* begin DATA EXCERPTS *

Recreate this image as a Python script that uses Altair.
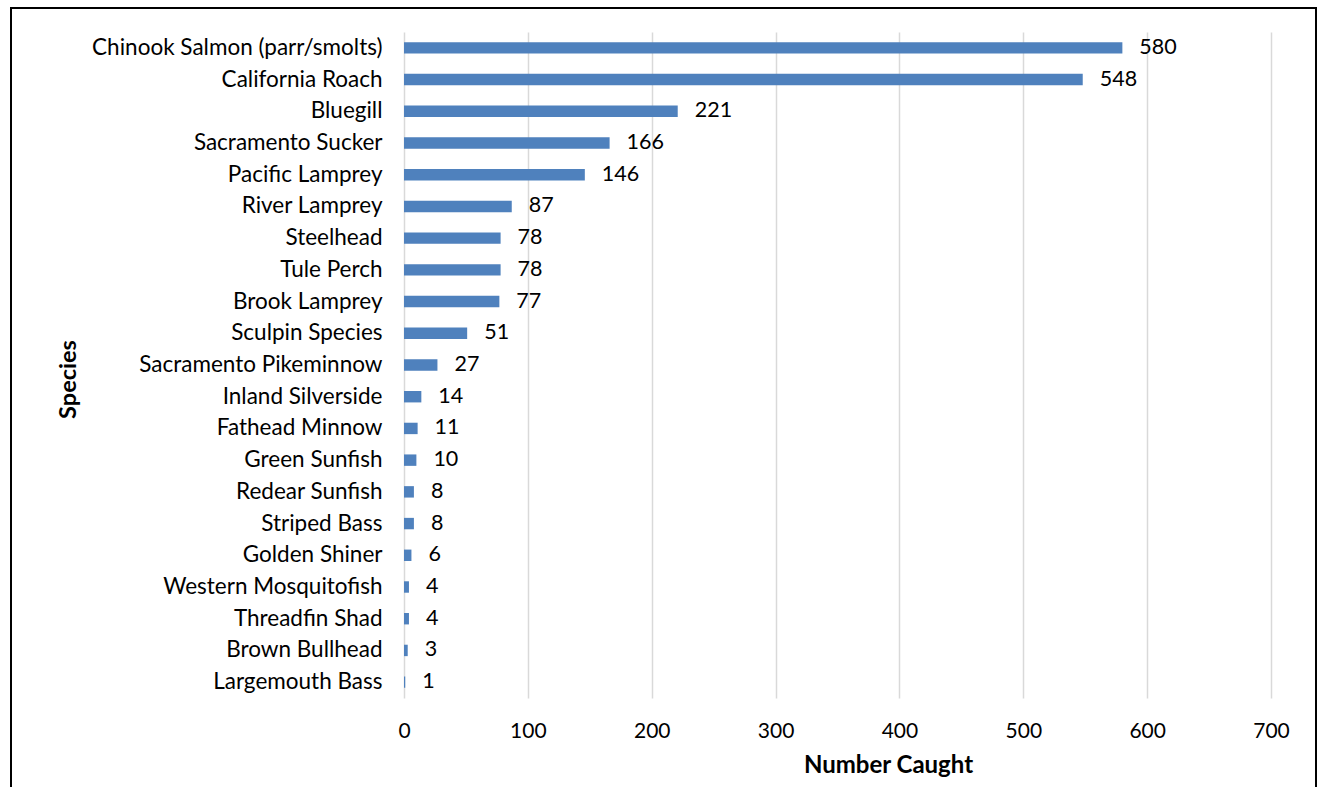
import altair as alt
import pandas as pd

species = [
    "Chinook Salmon (parr/smolts)", "California Roach", "Bluegill", "Sacramento Sucker",
    "Pacific Lamprey ", "River Lamprey", "Steelhead ", "Tule Perch", "Brook Lamprey",
    "Sculpin Species", "Sacramento Pikeminnow", "Inland Silverside", "Fathead Minnow",
    "Green Sunfish", "Redear Sunfish", "Striped Bass", "Golden Shiner",
    "Western Mosquitofish", "Threadfin Shad", "Brown Bullhead", "Largemouth Bass",
]
counts = [580, 548, 221, 166, 146, 87, 78, 78, 77, 51, 27, 14, 11, 10, 8, 8, 6, 4, 4, 3, 1]
x_ticks = [0, 100, 200, 300, 400, 500, 600, 700]

df = pd.DataFrame({"Species": species, "Count": counts})
FONT = "Lato"

y_enc = alt.Y(
    "Species:N", sort=species,
    scale=alt.Scale(paddingInner=0.64, paddingOuter=0.32),
    axis=alt.Axis(
        title="Species", titleFontSize=23.5, titleFontWeight="bold", titleFont=FONT,
        titleColor="black", titleX=-336, titleY=347, titleAngle=-90,
        titleBaseline="middle",
        labelFont=FONT, labelFontSize=22.5, labelColor="black", labelPadding=22,
        ticks=False, domain=False, grid=False, labelLimit=400,
    ),
)
x_enc = alt.X(
    "Count:Q",
    scale=alt.Scale(domain=[0, 700], nice=False),
    axis=alt.Axis(
        values=x_ticks,
        title="Number Caught", titleFontSize=24, titleFontWeight="bold", titleFont=FONT,
        titleColor="black", titleX=484, titleY=67, titleBaseline="middle",
        labelFont=FONT, labelFontSize=21, labelColor="black", labelPadding=22,
        labelFlush=False,
        ticks=False, domain=False, grid=True, gridColor="#d9d9d9", gridWidth=1.5,
    ),
)

bars = alt.Chart(df).mark_bar(color="#4f81bd").encode(x=x_enc, y=y_enc)
labels = alt.Chart(df).mark_text(
    align="left", baseline="middle", dx=17, font=FONT, fontSize=21.5, color="black"
).encode(x="Count:Q", y=alt.Y("Species:N", sort=species), text="Count:Q")

frame = alt.Chart(pd.DataFrame({"a": [0]})).mark_rect(
    fill=None, stroke="black", strokeWidth=2, clip=False
).encode(
    x=alt.value(-393), x2=alt.value(912), y=alt.value(-24), y2=alt.value(800)
)

chart = alt.layer(bars, labels, frame).properties(
    width=867, height=666,
    autosize=alt.AutoSizeParams(type="none"),
    padding={"left": 404, "top": 32, "right": 50, "bottom": 89},
).configure(background="white").configure_view(strokeWidth=0, stroke="transparent")

chart.save("out.html", embed_options={"renderer": "svg", "actions": False})
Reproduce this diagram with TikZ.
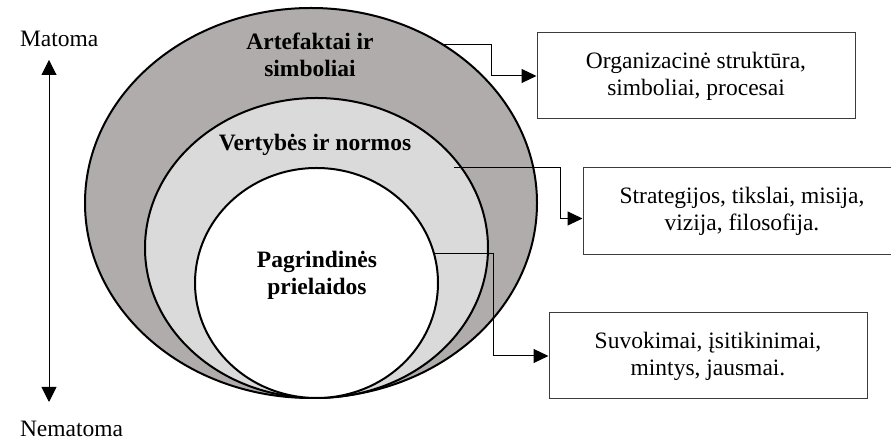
\documentclass[tikz,border=0pt]{standalone}
\usepackage{fontspec}
\setmainfont{Liberation Serif}
\usetikzlibrary{shapes.geometric,arrows.meta}

\definecolor{ringdark}{RGB}{177,172,172}
\definecolor{ringlight}{RGB}{218,218,218}
\definecolor{boxline}{RGB}{60,60,60}

\begin{document}
\begin{tikzpicture}[x=1pt,y=1pt,
    layer/.style={ellipse,draw,line width=2pt,inner sep=0pt},
    infobox/.style={draw=boxline,line width=1pt,fill=white,minimum width=318pt,
        minimum height=86pt,align=center,inner sep=0pt},
    conn/.style={line width=1pt,-{Triangle[length=15pt,width=14pt]}},
    lbl/.style={font=\bfseries,align=center}]
    \useasboundingbox (0,0) rectangle (891,443);
    \fontsize{23.5}{27}\selectfont

    % Layers of the culture
    \node[layer,fill=ringdark,minimum width=452pt,minimum height=390pt] (outer) at (311,240) {};
    \node[layer,fill=ringlight,minimum width=343pt,minimum height=300pt] (middle) at (316.5,195) {};
    \node[layer,fill=white,minimum width=243pt,minimum height=230pt] (inner) at (316.5,160) {};

    \node[lbl] (artefaktai) at (310,388) {Artefaktai ir\\simboliai};
    \node[lbl] (vertybes) at (315,298) {Vertybės ir normos};
    \node[lbl] (prielaidos) at (317,168) {Pagrindinės\\prielaidos};

    % Visibility axis
    \node[anchor=base west] (matoma) at (12,396) {Matoma};
    \node[anchor=base west] (nematoma) at (12,6) {Nematoma};
    \coordinate (vtop) at (49,383);
    \coordinate (vbot) at (49,41);
    \draw[line width=1pt,{Triangle[length=15pt,width=15pt]}-{Triangle[length=15pt,width=15pt]}] (vtop) -- (vbot);

    % Descriptions
    \node[infobox] (box1) at (696,367) {Organizacinė struktūra,\\simboliai, procesai};
    \node[infobox,minimum height=87pt] (box2) at (742,231.5) {Strategijos, tikslai, misija,\\vizija, filosofija.};
    \node[infobox] (box3) at (708,87) {Suvokimai, įsitikinimai,\\mintys, jausmai.};

    \draw[conn] (outer.50) -- ++(47,0) |- (box1.west);
    \draw[conn] ([xshift=-8pt]middle.29) -- ++(106.5,0) |- ([yshift=-7pt]box2.west);
    \draw[conn] (inner.14) -- ++(59,0) |- (box3.west);
\end{tikzpicture}
\end{document}
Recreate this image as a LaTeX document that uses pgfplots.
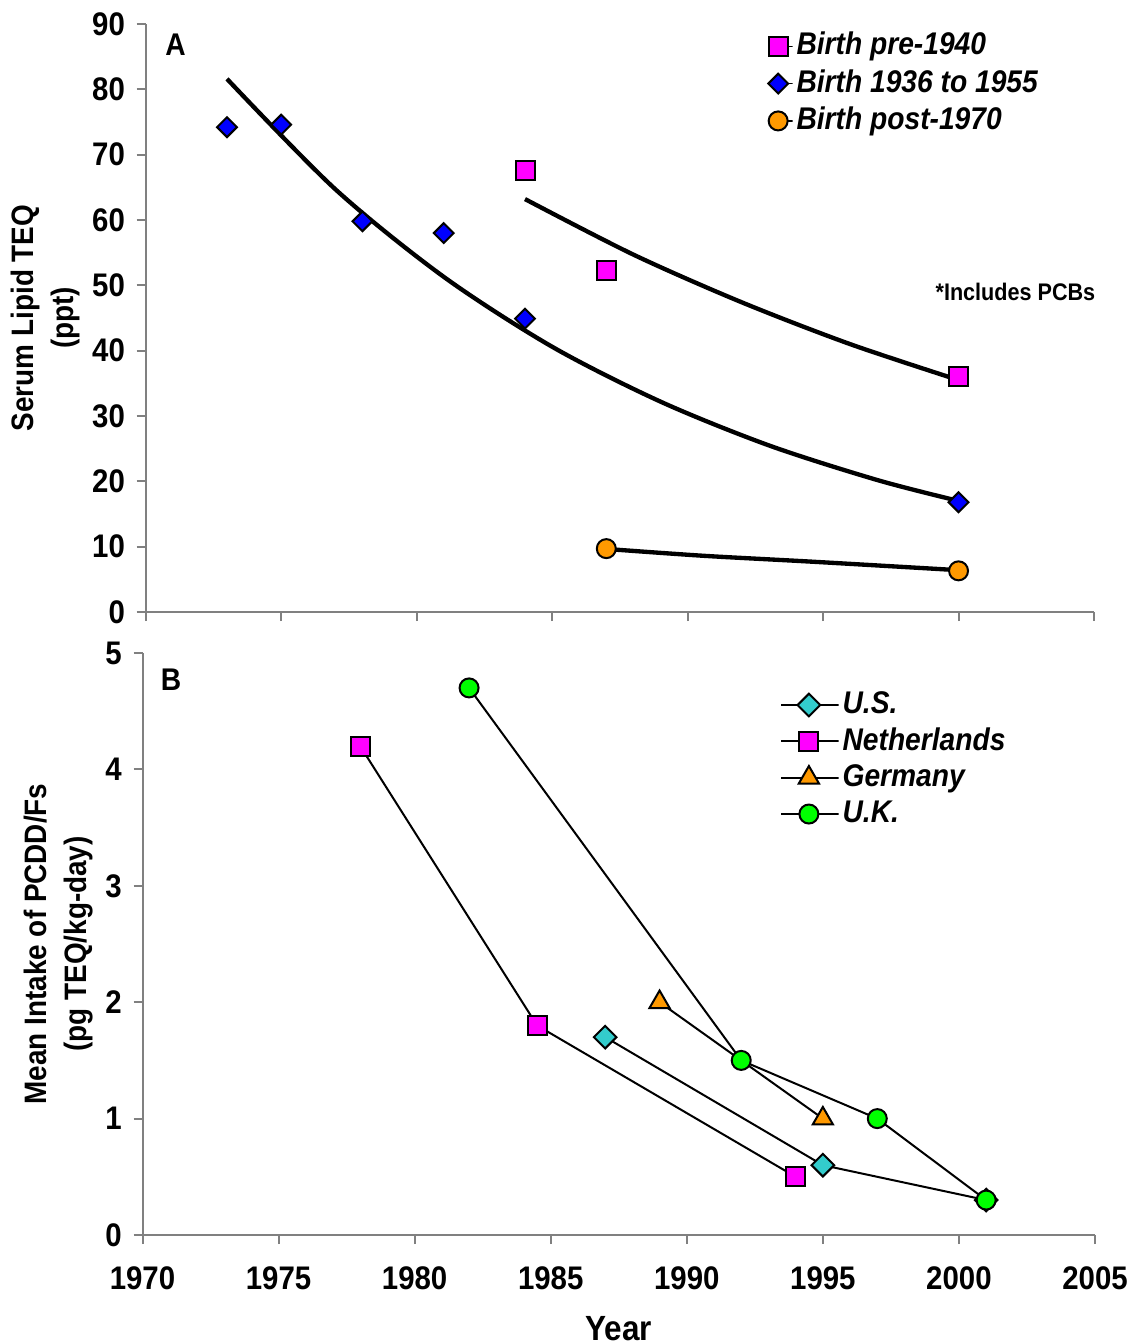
\documentclass[border=0pt]{standalone}
\usepackage{fontspec}
\setmainfont{Liberation Sans}[FakeStretch=0.9]
\usepackage{pgfplots}
\pgfplotsset{compat=1.18}

\definecolor{mag}{HTML}{FF00FF}
\definecolor{blu}{HTML}{0000FF}
\definecolor{org}{HTML}{FF9900}
\definecolor{cyn}{HTML}{33CCCC}
\definecolor{grn}{HTML}{00FF00}
\definecolor{axgray}{HTML}{808080}

\pgfplotsset{
  panel/.style={
    scale only axis,
    axis lines*=left,
    axis line style={axgray, line width=0.6pt},
    tick style={axgray, line width=0.6pt},
    tick align=outside,
    major tick length=2.7pt,
    xmin=1970, xmax=2005,
    xtick={1970,1975,...,2005},
    /pgf/number format/assume math mode=true,
    /pgf/number format/1000 sep={},
    ticklabel style={font=\bfseries\fontsize{9.8}{11}\selectfont},
    label style={font=\bfseries\fontsize{9.3}{12}\selectfont, align=center},
    legend cell align=left,
    clip=false,
  },
  mk/.style={mark options={fill=#1, draw=black, line width=0.6pt, solid}},
  dmk/.style={mark options={fill=#1, draw=black, line width=0.6pt, solid, rotate=45}},
}

\begin{document}
\begin{tikzpicture}
% ---------------- panel A ----------------
\begin{axis}[panel,
  at={(43.71pt,-183.6pt)}, anchor=south west,
  width=284.49pt, height=176.4pt,
  ymin=0, ymax=90, ytick={0,10,...,90},
  xticklabels={},
  ylabel={Serum Lipid TEQ\\(ppt)},
  ylabel style={at={(axis description cs:-0.1055,0.5)}, anchor=center},
  legend style={draw=none, fill=none, at={(axis description cs:0.655,0.995)},
    anchor=north west, inner sep=0pt, row sep=0pt,
    font=\bfseries\itshape\fontsize{9.4}{11}\selectfont,
    nodes={inner sep=1pt, text height=7.2pt, text depth=2pt}},
  legend image code/.code={\path (0pt,0pt) rectangle (7.3pt,0pt);
    \draw[mark repeat=2,mark phase=2,#1]
    plot coordinates {(0pt,0pt)(3pt,0pt)(6pt,0pt)};},
]
\addplot[only marks, mark=square*, mark size=2.85pt, mk=mag]
  coordinates {(1984,67.5)(1987,52.2)(2000,36.1)};
\addlegendentry{Birth pre-1940}
\addplot[only marks, mark=square*, mark size=2.1pt, dmk=blu]
  coordinates {(1973,74.2)(1975,74.6)(1978,59.8)(1981,58.0)(1984,44.9)(2000,16.8)};
\addlegendentry{Birth 1936 to 1955}
\addplot[only marks, mark=*, mark size=2.85pt, mk=org]
  coordinates {(1987,9.7)(2000,6.3)};
\addlegendentry{Birth post-1970}

% fitted trend lines
\addplot[forget plot, black, line width=1.3pt, smooth, no marks]
  coordinates {(1973,81.6)(1977,64.7)(1981,51.3)(1985,40.6)(1989,32.2)(1993,25.5)(1997,20.2)(2000,17.0)};
\addplot[forget plot, black, line width=1.3pt, smooth, no marks]
  coordinates {(1984,63.2)(1988,54.7)(1992,47.4)(1996,41.0)(2000,35.5)};
\addplot[forget plot, black, line width=1.3pt, smooth, no marks]
  coordinates {(1987,9.65)(1990.6,8.6)(1994.6,7.7)(2000,6.4)};

\node[font=\bfseries\fontsize{9.4}{11}\selectfont] at (axis cs:1971.1,86.8) {A};
\node[font=\bfseries\fontsize{7.2}{9}\selectfont] at (axis cs:2002.1,49.0) {*Includes PCBs};
\end{axis}

% ---------------- panel B ----------------
\begin{axis}[panel,
  at={(42.75pt,-370.5pt)}, anchor=south west,
  width=285.75pt, height=174.6pt,
  ymin=0, ymax=5, ytick={0,1,...,5},
  xticklabel style={yshift=-3.3pt},
  xlabel={Year},
  xlabel style={at={(axis description cs:0.5,0)}, anchor=center, yshift=-28pt,
    font=\bfseries\fontsize{10.5}{12}\selectfont},
  ylabel={Mean Intake of PCDD/Fs\\(pg TEQ/kg-day)},
  ylabel style={at={(axis description cs:-0.0877,0.5)}, anchor=center},
  legend style={draw=none, fill=none, at={(axis description cs:0.669,0.943)},
    anchor=north west, inner sep=0pt, row sep=0pt,
    font=\bfseries\itshape\fontsize{9.4}{11}\selectfont,
    nodes={inner sep=0.85pt, text height=7.2pt, text depth=2pt}},
  legend image code/.code={\path (0pt,0pt) rectangle (17.2pt,0pt);
    \draw[mark repeat=2,mark phase=2,#1]
    plot coordinates {(0pt,0pt)(8.25pt,0pt)(16.5pt,0pt)};},
]
\addplot[black, line width=0.6pt, mark=square*, mark size=2.4pt, dmk=cyn]
  coordinates {(1987,1.7)(1995,0.6)(2001,0.3)};
\addlegendentry{U.S.}
\addplot[black, line width=0.6pt, mark=square*, mark size=2.85pt, mk=mag]
  coordinates {(1978,4.2)(1984.5,1.8)(1994,0.5)};
\addlegendentry{Netherlands}
\addplot[black, line width=0.6pt, mark=triangle*, mark size=3.5pt, mk=org]
  coordinates {(1989,2.0)(1995,1.0)};
\addlegendentry{Germany}
\addplot[black, line width=0.6pt, mark=*, mark size=2.85pt, mk=grn]
  coordinates {(1982,4.7)(1992,1.5)(1997,1.0)(2001,0.3)};
\addlegendentry{U.K.}

\node[font=\bfseries\fontsize{9.4}{11}\selectfont] at (axis cs:1971.05,4.77) {B};
\end{axis}

\pgfresetboundingbox
\path[use as bounding box] (0pt,0pt) rectangle (338.4pt,-402.9pt);
\end{tikzpicture}
\end{document}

* end DATA EXCERPTS *

Could the lines from the top of the material through the line with "import pandas as pd" be repeated exactly, pictures left out?

Recreate this image as a Python script that uses Altair.
import altair as alt
import pandas as pd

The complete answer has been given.